# [Problem details]
Below, find the line containing "Clone this chart in Plotly." and the line containing "import plotly.graph_objects as go"; reproduce exactly those two and every line between them, omitting pictures.

# [Records for this task]
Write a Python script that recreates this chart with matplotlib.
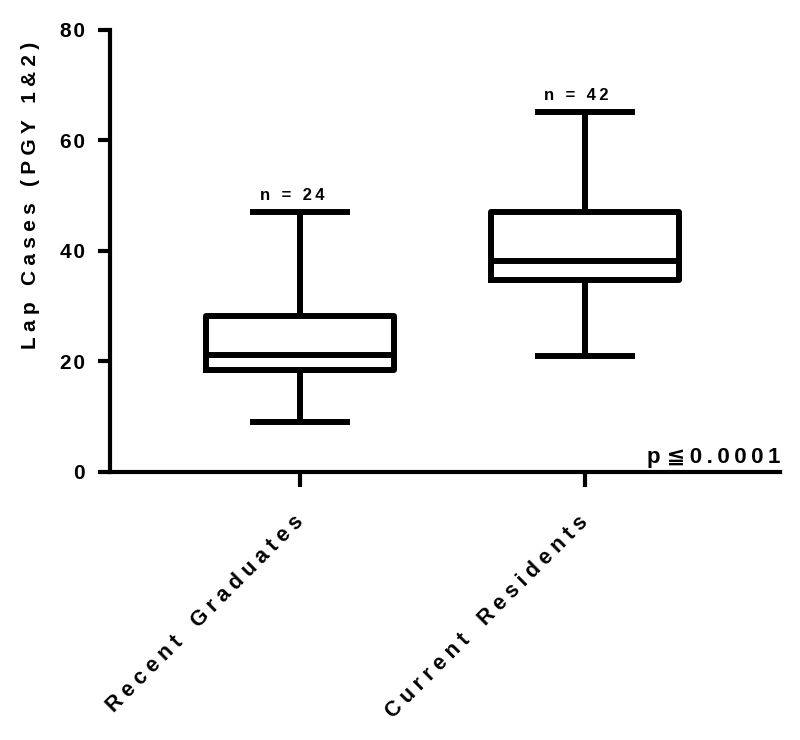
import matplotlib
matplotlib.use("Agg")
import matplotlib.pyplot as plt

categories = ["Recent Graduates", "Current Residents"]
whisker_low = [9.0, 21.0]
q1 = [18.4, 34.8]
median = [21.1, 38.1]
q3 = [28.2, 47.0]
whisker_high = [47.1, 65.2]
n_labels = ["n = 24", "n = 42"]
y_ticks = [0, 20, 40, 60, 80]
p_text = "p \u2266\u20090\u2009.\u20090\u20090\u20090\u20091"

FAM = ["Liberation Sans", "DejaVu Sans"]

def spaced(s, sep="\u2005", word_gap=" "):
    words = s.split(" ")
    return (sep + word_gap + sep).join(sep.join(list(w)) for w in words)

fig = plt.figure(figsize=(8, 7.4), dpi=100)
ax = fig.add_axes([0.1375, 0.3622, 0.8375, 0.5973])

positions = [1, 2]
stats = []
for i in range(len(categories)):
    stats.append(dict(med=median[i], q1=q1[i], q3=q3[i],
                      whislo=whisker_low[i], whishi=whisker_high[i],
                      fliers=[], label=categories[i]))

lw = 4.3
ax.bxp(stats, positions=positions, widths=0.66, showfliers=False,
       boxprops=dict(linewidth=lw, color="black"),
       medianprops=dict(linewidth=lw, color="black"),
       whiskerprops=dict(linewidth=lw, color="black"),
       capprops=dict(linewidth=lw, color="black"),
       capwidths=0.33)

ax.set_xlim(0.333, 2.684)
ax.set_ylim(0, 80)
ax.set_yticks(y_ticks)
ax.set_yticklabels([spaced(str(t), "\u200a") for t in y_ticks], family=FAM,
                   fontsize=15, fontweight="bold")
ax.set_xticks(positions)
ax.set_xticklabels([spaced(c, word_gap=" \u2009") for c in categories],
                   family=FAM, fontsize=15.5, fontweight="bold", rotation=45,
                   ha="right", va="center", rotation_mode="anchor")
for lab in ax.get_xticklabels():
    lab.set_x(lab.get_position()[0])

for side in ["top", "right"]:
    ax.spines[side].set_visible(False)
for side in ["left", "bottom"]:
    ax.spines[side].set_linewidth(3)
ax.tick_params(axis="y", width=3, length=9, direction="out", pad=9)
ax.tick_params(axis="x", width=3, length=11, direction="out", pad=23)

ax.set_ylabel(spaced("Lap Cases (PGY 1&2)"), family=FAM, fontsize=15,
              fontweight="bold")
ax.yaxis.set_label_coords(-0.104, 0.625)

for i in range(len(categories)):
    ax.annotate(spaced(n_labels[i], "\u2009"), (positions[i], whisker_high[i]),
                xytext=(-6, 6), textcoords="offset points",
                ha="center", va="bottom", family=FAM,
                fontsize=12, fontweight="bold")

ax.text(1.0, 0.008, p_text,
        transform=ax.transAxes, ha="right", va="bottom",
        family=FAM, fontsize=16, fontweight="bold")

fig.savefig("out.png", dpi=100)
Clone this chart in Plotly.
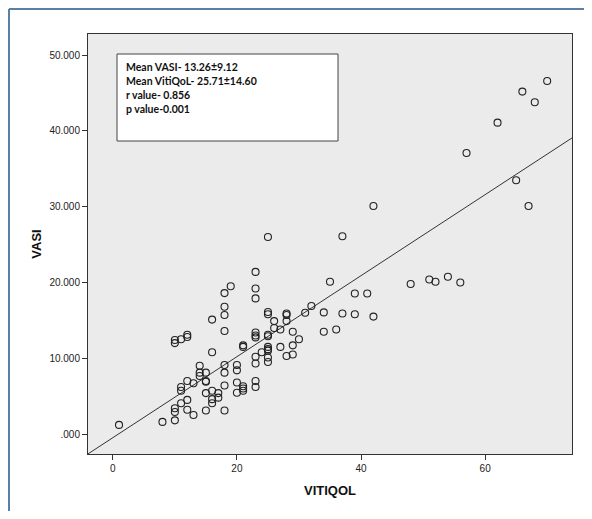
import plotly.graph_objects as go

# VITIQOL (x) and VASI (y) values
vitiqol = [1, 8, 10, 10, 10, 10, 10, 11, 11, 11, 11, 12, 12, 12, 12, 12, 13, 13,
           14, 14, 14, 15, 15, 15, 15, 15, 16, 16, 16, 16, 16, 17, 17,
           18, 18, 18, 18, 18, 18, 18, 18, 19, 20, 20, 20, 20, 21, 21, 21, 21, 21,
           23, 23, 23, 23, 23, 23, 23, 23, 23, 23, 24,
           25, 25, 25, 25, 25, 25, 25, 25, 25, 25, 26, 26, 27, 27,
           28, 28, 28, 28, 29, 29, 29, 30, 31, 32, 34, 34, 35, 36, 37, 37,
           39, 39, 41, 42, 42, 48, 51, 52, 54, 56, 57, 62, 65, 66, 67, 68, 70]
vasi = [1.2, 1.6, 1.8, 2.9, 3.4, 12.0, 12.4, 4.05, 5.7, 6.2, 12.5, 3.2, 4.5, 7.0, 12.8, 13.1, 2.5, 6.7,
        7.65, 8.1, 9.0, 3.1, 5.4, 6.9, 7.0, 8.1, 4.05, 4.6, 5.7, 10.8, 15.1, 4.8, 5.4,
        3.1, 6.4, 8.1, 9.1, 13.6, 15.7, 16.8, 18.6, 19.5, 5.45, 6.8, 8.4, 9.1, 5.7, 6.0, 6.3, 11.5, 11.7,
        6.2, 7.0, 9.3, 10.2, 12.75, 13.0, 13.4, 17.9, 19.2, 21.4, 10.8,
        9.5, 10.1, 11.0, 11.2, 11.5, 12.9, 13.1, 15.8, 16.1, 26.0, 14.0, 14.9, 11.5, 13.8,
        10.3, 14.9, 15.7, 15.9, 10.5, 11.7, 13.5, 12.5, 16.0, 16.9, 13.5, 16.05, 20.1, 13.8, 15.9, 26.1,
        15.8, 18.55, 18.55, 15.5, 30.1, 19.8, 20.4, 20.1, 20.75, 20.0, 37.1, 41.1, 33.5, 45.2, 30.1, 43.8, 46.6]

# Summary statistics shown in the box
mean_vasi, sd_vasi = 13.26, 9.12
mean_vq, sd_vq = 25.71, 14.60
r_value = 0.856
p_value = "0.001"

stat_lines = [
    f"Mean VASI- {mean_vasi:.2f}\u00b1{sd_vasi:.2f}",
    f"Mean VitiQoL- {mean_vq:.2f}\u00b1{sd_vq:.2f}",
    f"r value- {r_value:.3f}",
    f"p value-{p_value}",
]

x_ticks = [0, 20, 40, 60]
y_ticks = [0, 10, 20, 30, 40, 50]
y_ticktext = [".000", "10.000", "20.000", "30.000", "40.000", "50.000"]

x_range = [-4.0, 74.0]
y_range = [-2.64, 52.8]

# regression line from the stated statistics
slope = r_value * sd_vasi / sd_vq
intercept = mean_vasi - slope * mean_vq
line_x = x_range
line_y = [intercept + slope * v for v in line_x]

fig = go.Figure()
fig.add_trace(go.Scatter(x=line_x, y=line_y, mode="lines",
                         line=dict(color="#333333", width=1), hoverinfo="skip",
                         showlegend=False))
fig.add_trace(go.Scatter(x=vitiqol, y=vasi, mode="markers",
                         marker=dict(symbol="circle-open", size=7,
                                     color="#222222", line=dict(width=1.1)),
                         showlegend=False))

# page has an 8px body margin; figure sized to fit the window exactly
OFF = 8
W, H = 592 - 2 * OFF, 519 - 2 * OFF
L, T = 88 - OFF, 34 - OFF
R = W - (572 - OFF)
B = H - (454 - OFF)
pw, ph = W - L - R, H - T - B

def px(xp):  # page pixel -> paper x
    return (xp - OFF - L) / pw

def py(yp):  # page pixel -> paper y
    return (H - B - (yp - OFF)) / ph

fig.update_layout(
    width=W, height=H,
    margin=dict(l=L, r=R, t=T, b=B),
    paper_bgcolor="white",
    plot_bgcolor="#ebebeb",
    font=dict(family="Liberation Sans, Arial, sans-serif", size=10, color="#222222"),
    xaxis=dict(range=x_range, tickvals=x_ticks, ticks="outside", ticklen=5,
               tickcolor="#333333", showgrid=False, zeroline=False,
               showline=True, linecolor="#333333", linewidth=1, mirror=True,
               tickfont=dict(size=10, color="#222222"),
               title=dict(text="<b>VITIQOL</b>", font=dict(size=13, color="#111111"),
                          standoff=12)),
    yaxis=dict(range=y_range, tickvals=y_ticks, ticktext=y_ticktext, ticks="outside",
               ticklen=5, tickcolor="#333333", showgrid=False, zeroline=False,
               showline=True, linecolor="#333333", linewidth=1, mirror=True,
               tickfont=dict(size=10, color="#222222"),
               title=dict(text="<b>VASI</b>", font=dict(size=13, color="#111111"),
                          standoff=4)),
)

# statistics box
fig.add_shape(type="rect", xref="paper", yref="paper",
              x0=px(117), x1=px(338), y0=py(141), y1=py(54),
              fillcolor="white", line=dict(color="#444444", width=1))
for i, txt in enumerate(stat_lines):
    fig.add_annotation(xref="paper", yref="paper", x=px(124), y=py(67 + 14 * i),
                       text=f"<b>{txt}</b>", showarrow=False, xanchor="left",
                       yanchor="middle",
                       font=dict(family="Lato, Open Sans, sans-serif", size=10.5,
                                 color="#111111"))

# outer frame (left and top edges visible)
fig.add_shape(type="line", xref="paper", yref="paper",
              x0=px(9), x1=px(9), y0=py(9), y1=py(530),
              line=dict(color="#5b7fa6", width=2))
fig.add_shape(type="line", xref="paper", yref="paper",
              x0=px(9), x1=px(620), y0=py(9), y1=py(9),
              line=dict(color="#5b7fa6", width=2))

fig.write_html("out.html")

# [Solution to this task]
Clone this chart in Plotly.
import plotly.graph_objects as go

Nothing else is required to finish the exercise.